Investigators found that Garcia “commonly and pervasively” used vulgar language around staff, according to a letter sent to attorney Dan Gilleon, who represents several former staffers accusing Garcia of misconduct, the AP reported.
Fierro told The Washington Post’s Derek Hawkins in February that Garcia approached him alone after an assembly softball game in 2014, squeezed his buttocks and tried to touch his crotch when Garcia appeared intoxicated. Fierro, who was 25 at the time, said he did not report the incident because he worried about the consequences of accusing a powerful lawmaker of misconduct.
Fierro told the Sacramento Bee Thursday that he is planning on appealing the investigation’s outcome. He also condemned Garcia for the way in which she announced the probe’s findings before they were finalized by the Assembly. Fierro has 10 days to appeal the results.
“I find it incredibly inappropriate that a sitting member of the Assembly would jump ahead of an established appeal process and release information before it was appropriate,” he told the Sacramento Bee. He also criticized the way the investigation was carried out, claiming that some of the witnesses he provided to the assembly were never interviewed.
“This is disappointing and it still leaves serious questions,” he said. “This process is incredibly opaque.”
Garcia has been on a voluntary, unpaid leave of absence since mid-February after Politico first reported on Fierro’s allegations against her. Once Fierro had come forward, Gilleon, the attorney, revealed additional sexual harassment allegations from four unnamed former staffers, who accused Garcia of talking about her sex life in front of staff, drinking alcohol at work and telling staffers they were expendable.

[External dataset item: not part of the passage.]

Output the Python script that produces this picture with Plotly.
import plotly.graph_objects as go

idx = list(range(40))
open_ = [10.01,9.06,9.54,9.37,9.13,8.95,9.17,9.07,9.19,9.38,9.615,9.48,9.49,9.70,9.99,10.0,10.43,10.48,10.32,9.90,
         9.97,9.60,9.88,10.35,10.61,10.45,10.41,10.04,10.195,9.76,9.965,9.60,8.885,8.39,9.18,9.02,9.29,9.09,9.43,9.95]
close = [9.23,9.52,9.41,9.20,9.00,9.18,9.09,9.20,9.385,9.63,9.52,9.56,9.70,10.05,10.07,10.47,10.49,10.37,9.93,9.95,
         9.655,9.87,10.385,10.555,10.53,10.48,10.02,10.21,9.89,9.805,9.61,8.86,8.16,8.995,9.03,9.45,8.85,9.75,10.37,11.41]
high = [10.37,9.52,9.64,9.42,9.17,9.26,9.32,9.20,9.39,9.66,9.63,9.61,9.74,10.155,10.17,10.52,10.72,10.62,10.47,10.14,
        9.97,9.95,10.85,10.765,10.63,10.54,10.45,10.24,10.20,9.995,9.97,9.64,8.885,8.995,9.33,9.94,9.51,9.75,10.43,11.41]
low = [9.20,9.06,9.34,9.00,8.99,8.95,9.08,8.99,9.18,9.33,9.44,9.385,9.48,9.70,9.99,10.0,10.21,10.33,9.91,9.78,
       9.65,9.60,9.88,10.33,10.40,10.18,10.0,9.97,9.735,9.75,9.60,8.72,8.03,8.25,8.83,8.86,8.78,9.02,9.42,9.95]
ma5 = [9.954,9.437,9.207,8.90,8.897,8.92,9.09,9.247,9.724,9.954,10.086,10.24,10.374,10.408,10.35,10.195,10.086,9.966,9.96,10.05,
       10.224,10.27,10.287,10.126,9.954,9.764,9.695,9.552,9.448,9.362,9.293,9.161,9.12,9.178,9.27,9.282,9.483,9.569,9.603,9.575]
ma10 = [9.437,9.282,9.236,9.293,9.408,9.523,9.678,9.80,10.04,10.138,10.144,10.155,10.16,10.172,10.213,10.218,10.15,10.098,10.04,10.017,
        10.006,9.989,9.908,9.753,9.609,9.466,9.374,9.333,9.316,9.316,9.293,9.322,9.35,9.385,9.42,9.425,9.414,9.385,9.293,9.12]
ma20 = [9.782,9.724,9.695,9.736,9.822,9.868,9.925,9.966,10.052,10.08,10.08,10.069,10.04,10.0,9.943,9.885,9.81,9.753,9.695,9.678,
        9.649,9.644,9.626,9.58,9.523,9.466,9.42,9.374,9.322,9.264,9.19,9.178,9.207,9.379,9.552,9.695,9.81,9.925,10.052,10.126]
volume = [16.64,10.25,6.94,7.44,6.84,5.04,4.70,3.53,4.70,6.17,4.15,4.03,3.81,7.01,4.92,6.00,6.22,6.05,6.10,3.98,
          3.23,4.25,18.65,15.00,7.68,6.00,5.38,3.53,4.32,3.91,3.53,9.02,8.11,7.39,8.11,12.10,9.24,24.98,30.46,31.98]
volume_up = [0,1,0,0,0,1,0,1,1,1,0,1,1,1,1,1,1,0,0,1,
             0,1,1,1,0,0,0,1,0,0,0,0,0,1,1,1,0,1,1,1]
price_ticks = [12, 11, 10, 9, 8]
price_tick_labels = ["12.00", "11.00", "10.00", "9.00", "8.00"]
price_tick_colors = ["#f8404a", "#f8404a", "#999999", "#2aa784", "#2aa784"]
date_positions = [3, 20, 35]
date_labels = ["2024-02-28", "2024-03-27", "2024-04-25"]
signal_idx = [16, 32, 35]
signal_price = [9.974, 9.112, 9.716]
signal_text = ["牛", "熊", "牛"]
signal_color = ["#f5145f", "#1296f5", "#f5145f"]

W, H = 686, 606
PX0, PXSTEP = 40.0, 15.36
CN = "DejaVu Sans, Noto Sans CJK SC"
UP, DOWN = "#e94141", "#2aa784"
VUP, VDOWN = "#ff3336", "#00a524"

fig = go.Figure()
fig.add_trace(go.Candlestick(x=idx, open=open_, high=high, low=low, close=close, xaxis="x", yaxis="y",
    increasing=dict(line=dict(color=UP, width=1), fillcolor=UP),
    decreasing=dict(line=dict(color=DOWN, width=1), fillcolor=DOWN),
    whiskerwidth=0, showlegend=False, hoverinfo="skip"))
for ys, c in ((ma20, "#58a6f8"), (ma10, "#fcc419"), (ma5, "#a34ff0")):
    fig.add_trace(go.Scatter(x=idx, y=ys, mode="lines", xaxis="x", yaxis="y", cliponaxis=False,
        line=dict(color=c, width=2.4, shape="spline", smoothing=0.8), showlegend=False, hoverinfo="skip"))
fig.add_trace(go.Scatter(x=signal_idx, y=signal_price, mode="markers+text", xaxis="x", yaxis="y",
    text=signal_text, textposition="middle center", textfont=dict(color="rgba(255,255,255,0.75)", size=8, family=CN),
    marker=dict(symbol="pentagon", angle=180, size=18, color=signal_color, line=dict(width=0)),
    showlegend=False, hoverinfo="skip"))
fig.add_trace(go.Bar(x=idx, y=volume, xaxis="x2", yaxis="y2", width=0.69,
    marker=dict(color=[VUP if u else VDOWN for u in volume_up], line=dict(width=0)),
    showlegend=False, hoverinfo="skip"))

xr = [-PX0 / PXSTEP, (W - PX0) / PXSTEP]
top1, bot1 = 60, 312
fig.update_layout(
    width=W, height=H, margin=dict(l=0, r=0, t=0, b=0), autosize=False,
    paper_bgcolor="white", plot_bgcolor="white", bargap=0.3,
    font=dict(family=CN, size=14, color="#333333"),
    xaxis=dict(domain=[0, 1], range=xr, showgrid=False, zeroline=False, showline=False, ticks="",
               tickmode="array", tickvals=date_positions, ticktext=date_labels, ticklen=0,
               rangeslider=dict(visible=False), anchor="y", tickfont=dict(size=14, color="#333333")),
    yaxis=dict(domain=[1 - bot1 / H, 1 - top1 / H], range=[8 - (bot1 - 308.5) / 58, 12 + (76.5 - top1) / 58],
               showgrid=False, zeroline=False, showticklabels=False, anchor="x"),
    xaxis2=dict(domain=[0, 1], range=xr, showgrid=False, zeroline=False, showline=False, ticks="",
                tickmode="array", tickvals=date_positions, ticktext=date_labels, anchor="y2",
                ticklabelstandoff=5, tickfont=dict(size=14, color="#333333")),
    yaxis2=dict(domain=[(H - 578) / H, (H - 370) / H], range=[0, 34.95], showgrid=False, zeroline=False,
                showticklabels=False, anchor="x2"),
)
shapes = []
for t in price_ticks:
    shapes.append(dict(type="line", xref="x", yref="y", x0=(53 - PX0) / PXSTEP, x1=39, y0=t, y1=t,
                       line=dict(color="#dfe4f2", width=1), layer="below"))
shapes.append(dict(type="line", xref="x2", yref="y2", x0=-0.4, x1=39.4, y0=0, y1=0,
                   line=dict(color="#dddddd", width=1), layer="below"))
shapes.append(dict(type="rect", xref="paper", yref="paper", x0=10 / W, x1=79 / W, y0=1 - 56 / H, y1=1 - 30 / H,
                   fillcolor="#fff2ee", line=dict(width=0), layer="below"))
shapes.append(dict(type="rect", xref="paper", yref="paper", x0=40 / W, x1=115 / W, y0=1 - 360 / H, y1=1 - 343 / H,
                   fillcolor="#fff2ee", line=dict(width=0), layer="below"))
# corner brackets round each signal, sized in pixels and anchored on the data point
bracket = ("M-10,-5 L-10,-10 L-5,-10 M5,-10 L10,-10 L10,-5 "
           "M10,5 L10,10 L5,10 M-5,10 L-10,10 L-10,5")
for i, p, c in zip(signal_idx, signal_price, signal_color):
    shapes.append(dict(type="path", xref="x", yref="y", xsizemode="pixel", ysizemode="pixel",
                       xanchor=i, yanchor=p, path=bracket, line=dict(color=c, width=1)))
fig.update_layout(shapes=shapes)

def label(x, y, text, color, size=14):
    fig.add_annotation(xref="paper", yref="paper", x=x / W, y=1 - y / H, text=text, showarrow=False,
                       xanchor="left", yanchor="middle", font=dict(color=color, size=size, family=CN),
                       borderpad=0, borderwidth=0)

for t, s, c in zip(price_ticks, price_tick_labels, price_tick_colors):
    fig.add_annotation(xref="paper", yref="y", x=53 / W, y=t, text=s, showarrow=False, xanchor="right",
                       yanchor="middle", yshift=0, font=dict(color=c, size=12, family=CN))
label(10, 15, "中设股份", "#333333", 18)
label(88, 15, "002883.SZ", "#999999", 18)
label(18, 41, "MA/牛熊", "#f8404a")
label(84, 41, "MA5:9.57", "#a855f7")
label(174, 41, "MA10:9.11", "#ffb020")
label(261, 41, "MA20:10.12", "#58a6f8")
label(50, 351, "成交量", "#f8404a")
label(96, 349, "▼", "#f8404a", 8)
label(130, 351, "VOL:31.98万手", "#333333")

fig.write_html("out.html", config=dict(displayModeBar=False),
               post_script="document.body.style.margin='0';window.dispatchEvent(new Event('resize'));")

One of those former staffers, David John Kernick, accused Garcia of firing him after he refused to play a game of spin the bottle with her in her hotel room after a 2014 fundraiser. Kernick, who filed a complaint with the California Department of Fair Employment and Housing, said he was written up for insubordination after he questioned the appropriateness of Garcia’s suggestion and was fired two days later, The Post’s Kristine Phillips reported.
In a statement in February, Garcia said the accusations were “simply not true and are inconsistent with my personal value system and how I seek to conduct myself as an elected official.” She added she believed the allegations were “part of a concerted effort to discredit my person and record as a legislator.”

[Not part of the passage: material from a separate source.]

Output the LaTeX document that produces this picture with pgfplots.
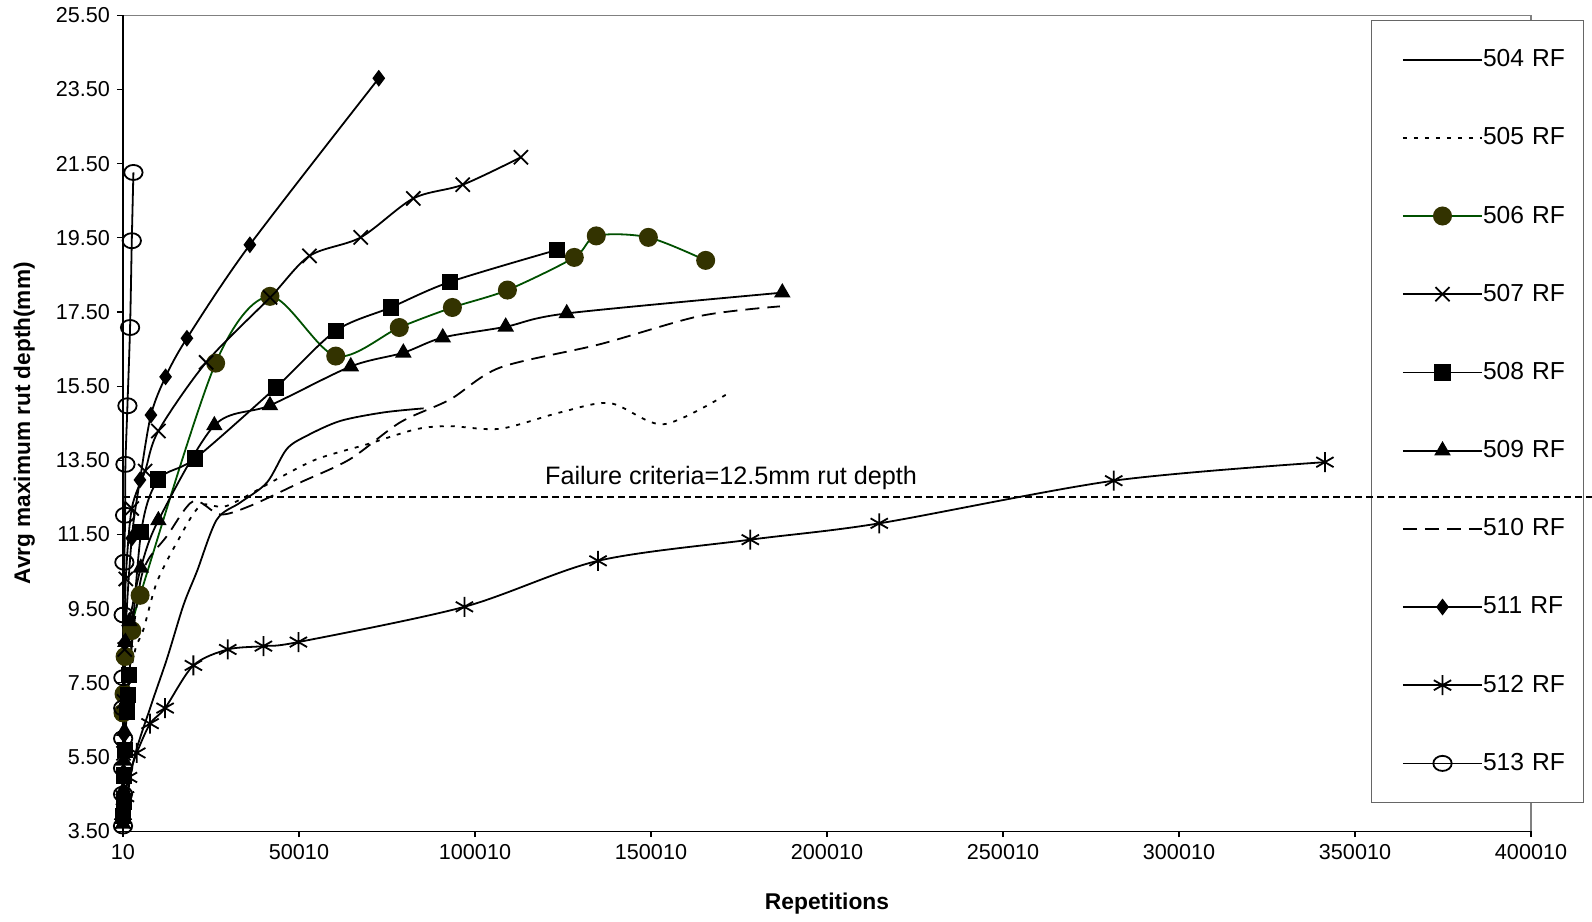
\documentclass[border=0pt]{standalone}
\usepackage{pgfplots}
\pgfplotsset{compat=1.18}
\usepackage{fontspec}
\setmainfont{Liberation Sans}
\definecolor{olivefill}{RGB}{51,51,0}
\definecolor{greenline}{RGB}{0,80,0}

\begin{document}
\begin{tikzpicture}
\begin{axis}[
  name=main,
  scale only axis, width=704pt, height=408pt,
  xmin=10, xmax=400010, ymin=3.5, ymax=25.5,
  axis x line*=bottom, axis y line*=left,
  axis line style={black, line width=0.7pt, -},
  axis background/.style={draw=black!50, line width=0.6pt},
  tick align=outside, major tick length=3pt,
  tick style={black, line width=0.6pt},
  scaled x ticks=false, scaled y ticks=false,
  xtick={10,50010,100010,150010,200010,250010,300010,350010,400010},
  xticklabels={10,50010,100010,150010,200010,250010,300010,350010,400010},
  ytick={3.5,5.5,7.5,9.5,11.5,13.5,15.5,17.5,19.5,21.5,23.5,25.5},
  yticklabels={3.50,5.50,7.50,9.50,11.50,13.50,15.50,17.50,19.50,21.50,23.50,25.50},
  ticklabel style={font=\fontsize{10.8}{13}\selectfont},
  /pgf/number format/assume math mode=true,
  xlabel={Repetitions},
  ylabel={Avrg maximum rut depth(mm)},
  xlabel style={at={(axis description cs:0.5,-0.0885)}, anchor=center, font=\bfseries\fontsize{11.4}{13}\selectfont},
  ylabel style={at={(axis description cs:-0.070,0.5)}, anchor=center, font=\bfseries\fontsize{11.3}{13}\selectfont},
  legend style={at={(axis description cs:0.886,0.994)}, anchor=north west,
    draw=black!60, fill=white, inner xsep=0pt, inner ysep=0pt, row sep=0pt,
    font=\fontsize{12.3}{14}\selectfont,
    nodes={inner sep=0pt, minimum height=39.1pt, text width=50pt},
    /tikz/every even column/.append style={column sep=3.5pt}},
  legend cell align=left,
  legend image code/.code={%
    \path[draw=none, mark=none] (-16pt,0pt) -- (0pt,0pt);
    \draw[mark repeat=2,mark phase=2] plot coordinates {(0pt,0pt) (19.8pt,0pt) (39.6pt,0pt)};},
  every axis plot/.append style={smooth, line width=0.9pt},
]

% 504 RF
\addplot[black, no markers] coordinates {
 (10,3.6) (3000,5.4) (8000,6.9) (12500,8.15) (17200,9.6) (21000,10.5)
 (26650,11.9) (33300,12.36) (40900,12.9) (46500,13.8) (52200,14.16)
 (61700,14.56) (74000,14.79) (85400,14.9)};
\addlegendentry{504 RF}

% 505 RF
\addplot[black, no markers, dash pattern=on 2pt off 3.5pt] coordinates {
 (10,3.6) (500,5.5) (1500,7.3) (3500,8.4) (5820,8.94) (9580,10.2)
 (15290,11.28) (21920,12.27) (29470,12.27) (43690,12.99) (55030,13.53)
 (69280,13.93) (83400,14.34) (92930,14.42) (107140,14.35) (124180,14.79)
 (138380,15.04) (153490,14.47) (171500,15.28)};
\addlegendentry{505 RF}

% 506 RF
\addplot[greenline, mark=*, mark size=4.3pt,
  mark options={solid, fill=olivefill, draw=olivefill}] coordinates {
 (10,6.69) (300,7.2) (600,8.21) (2510,8.91) (4870,9.86) (26330,16.12)
 (41760,17.92) (60450,16.31) (78500,17.08) (93590,17.62) (109220,18.09)
 (128220,18.97) (134460,19.55) (149270,19.51) (165540,18.89)};
\addlegendentry{506 RF}

% 507 RF
\addplot[black, mark=x, mark size=5pt, mark options={solid}] coordinates {
 (10,4.4) (150,5.6) (300,7.0) (500,8.4) (800,10.3) (2500,12.2)
 (6290,13.21) (10060,14.29) (23630,16.14) (41800,17.89) (52980,19.01)
 (67550,19.51) (82480,20.56) (96530,20.93) (113050,21.67)};
\addlegendentry{507 RF}

% 508 RF
\addplot[black, mark=square*, mark size=3.6pt, mark options={solid}] coordinates {
 (10,3.9) (200,4.3) (300,5.0) (500,5.7) (1100,6.73) (1530,7.18) (1820,7.72)
 (5160,11.56) (10060,12.98) (20510,13.55) (43400,15.46) (60450,16.99)
 (76050,17.62) (92930,18.31) (123210,19.17)};
\addlegendentry{508 RF}

% 509 RF
\addplot[black, mark=triangle*, mark size=3.9pt, mark options={solid}] coordinates {
 (10,3.7) (100,4.6) (200,5.4) (400,6.2) (700,8.6) (1830,9.16) (5080,10.6)
 (10060,11.88) (25960,14.44) (41760,14.98) (64720,16.03) (79650,16.40)
 (90850,16.81) (108730,17.10) (126070,17.46) (187310,18.02)};
\addlegendentry{509 RF}

% 510 RF
\addplot[black, no markers, dash pattern=on 7pt off 4pt] coordinates {
 (10,3.6) (1000,6.5) (2500,8.5) (4880,10.2) (7230,10.83) (12430,11.45)
 (19990,12.40) (27600,12.04) (36110,12.27) (50330,12.9) (64490,13.53)
 (78700,14.52) (92930,15.14) (107140,16.0) (135550,16.63) (163900,17.39)
 (186640,17.65)};
\addlegendentry{510 RF}

% 511 RF
\addplot[black, mark=diamond*, mark size=3.5pt, mark options={solid}] coordinates {
 (10,3.9) (150,5.1) (300,6.1) (600,8.6) (2500,11.4) (4830,12.97)
 (7950,14.72) (12110,15.75) (18170,16.79) (36050,19.31) (72680,23.8)};
\addlegendentry{511 RF}

% 512 RF
\addplot[black, mark=asterisk, mark size=5pt, mark options={solid}] coordinates {
 (10,3.7) (700,4.43) (1560,4.95) (3920,5.61) (7700,6.40) (11970,6.82)
 (20010,7.97) (29770,8.40) (39900,8.49) (49840,8.60) (97000,9.55)
 (134970,10.79) (178230,11.36) (214850,11.80) (281470,12.95) (341460,13.45)};
\addlegendentry{512 RF}

% 513 RF
\addplot[black, mark=o, mark size=4.1pt, mark options={solid, xscale=1.12, yscale=0.92}] coordinates {
 (10,3.64) (20,4.5) (30,5.2) (50,6.0) (80,6.82) (120,7.64) (200,9.33)
 (400,10.75) (600,12.02) (700,13.39) (1270,14.97) (2020,17.08)
 (2510,19.42) (2970,21.26)};
\addlegendentry{513 RF}
\end{axis}

% failure criterion, drawn over the legend box
\begin{axis}[
  at={(main.south west)}, anchor=south west,
  scale only axis, width=704pt, height=408pt,
  xmin=10, xmax=400010, ymin=3.5, ymax=25.5,
  hide axis, clip=false,
]
\addplot[black, line width=0.9pt, dash pattern=on 3.5pt off 2pt] coordinates {(10,12.5) (417300,12.5)};
\node[font=\fontsize{12.6}{14}\selectfont] at (axis cs:172750,13.03) {Failure criteria=12.5mm rut depth};
\end{axis}

\pgfresetboundingbox
\path ([xshift=-61.5pt,yshift=-45.3pt]main.south west) rectangle ([xshift=30.5pt,yshift=7.6pt]main.north east);
\end{tikzpicture}
\end{document}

The accusations were particularly stunning because of the national reputation Garcia had built as a leading voice in the #MeToo movement. She was among more than 140 women who signed a letter last fall condemning what they called a “pervasive” culture of sexual harassment in California and national politics.
Elected to the legislature in 2012, she played a key role in her state’s efforts to combat sexual misconduct, and she forcefully called out male colleagues accused of inappropriate behavior. Her photo was also featured in Time magazine’s “Person of the Year” issue in December documenting the “Silence Breakers” who opened up about experiencing sexual misconduct.

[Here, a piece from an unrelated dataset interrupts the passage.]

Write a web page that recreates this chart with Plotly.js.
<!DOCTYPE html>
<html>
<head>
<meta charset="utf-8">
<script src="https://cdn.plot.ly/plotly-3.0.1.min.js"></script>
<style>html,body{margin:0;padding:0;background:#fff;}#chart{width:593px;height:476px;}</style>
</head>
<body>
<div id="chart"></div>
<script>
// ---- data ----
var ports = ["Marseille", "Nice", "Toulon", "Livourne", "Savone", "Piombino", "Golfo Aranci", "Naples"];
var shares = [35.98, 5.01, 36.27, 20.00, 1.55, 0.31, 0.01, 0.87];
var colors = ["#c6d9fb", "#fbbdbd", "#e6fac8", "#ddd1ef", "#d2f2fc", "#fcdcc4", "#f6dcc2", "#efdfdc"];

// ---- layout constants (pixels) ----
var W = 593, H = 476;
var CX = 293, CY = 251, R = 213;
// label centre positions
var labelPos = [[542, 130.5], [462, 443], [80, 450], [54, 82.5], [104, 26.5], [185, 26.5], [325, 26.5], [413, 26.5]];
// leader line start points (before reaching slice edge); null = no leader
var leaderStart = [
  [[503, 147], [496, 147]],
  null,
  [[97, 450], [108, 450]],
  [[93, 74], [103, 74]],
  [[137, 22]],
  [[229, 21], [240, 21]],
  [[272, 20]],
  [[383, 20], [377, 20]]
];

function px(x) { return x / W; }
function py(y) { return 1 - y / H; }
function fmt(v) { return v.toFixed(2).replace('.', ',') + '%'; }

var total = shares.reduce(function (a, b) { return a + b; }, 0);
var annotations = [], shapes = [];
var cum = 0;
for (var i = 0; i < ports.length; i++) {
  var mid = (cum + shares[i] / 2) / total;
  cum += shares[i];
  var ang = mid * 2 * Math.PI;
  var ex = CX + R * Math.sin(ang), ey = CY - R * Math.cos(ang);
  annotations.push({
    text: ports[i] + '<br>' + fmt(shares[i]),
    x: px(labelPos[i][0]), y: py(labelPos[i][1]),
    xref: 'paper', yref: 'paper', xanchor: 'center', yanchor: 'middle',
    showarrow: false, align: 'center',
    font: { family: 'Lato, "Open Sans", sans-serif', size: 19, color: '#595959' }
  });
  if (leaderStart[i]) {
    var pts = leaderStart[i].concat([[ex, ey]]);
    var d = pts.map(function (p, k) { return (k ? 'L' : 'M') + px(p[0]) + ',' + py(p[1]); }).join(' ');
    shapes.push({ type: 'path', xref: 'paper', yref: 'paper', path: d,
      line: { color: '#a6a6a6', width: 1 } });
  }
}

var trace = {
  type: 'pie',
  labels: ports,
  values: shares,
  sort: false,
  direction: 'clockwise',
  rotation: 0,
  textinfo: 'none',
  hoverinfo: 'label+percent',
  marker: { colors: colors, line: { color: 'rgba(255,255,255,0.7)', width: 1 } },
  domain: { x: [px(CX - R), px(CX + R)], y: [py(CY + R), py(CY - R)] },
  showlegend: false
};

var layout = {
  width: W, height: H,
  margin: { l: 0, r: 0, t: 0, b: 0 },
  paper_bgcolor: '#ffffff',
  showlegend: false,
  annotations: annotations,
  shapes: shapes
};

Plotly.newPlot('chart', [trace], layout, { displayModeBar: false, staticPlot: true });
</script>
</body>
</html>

Garcia previously headed the Legislative Women’s Caucus and chaired the assembly’s Natural Resources Committee. Now, relieved of her committee duties, Garcia’s work will mostly consist primarily of voting on bills.
Garcia’s spokeswoman, Teala Schaff, told The Washington Post that Garcia will also be responsible for “issue advocacy, accountability of funding appropriations, and upcoming budget considerations” before the legislature’s June 15 budget deadline.
The assemblywoman’s return date has not been set, Schaff said.